Given the “logic” of nuclear proliferation, if Iran were in fact building a bomb, it would have, in theory, sound strategic reasons for doing so, hemmed in as it is by the US army on two fronts, and within striking range of nuclear-armed Israel, Pakistan and India.
But surely Tehran must know that before they have finished building a reactor, Israel, like it did in Iraq in the 1980s, or the US, would level it, although it wouldn’t be quite the cakewalk it was in Baghdad.
Assuming the programme is civilian, a rationalist and pragmatist might well ask: why develop a technology you can ill-afford and for which you have no domestic capacity? Moreover, what is the need in an inflamed situation for bellicose pronouncements and dangerous sabre-rattling?
As a sceptic, I would say that President Ahmadinejad and the hardline clerics who now have the upper hand are exploiting the classic politics of fear and patriotism in a bid to hold back the liberalisation Iranians demand, and to divert domestic attention away from their dismal socio-economic and human rights record.
This captures part of the picture, but we must not overlook the deeply ingrained suspicion and even paranoia that underpins and undermines Iran’s relationship with the Pax Americana.

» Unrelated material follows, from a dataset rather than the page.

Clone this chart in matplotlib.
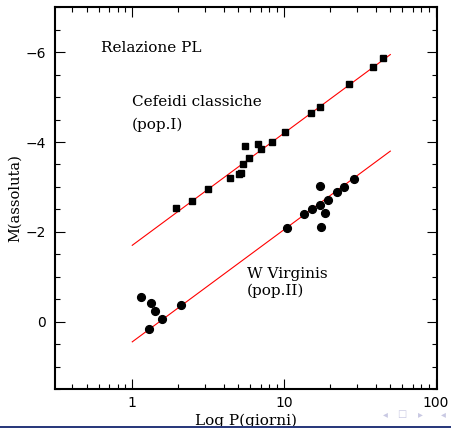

Although most ordinary Iranians do not share the regime’s strident anti-westernism and admire much about the west, they do harbour a great deal of distrust.
Iranians, like many Middle Easterners, feel that their aspirations to determine their fate and to become members of the modern world have been partly stifled by western interference: from engineered regime change to propping up the corrupt and oppressive shah, to arming its arch rival Iraq. There are also plenty of internal reasons.
Such a sense of weakness is painful for Iran, which was a major imperial power in ancient times until the Arab conquests, and the Safavid dynasty, although not Persian in origin, restored some of that lost sense of power.
In addition to suspicion and fear, another issue is pride. Given Persia’s status as the cradle of modern science, Iran has made numerous efforts to revive that legacy, which could partly explain the current regime’s nuclear obsession, and the Shah’s before it.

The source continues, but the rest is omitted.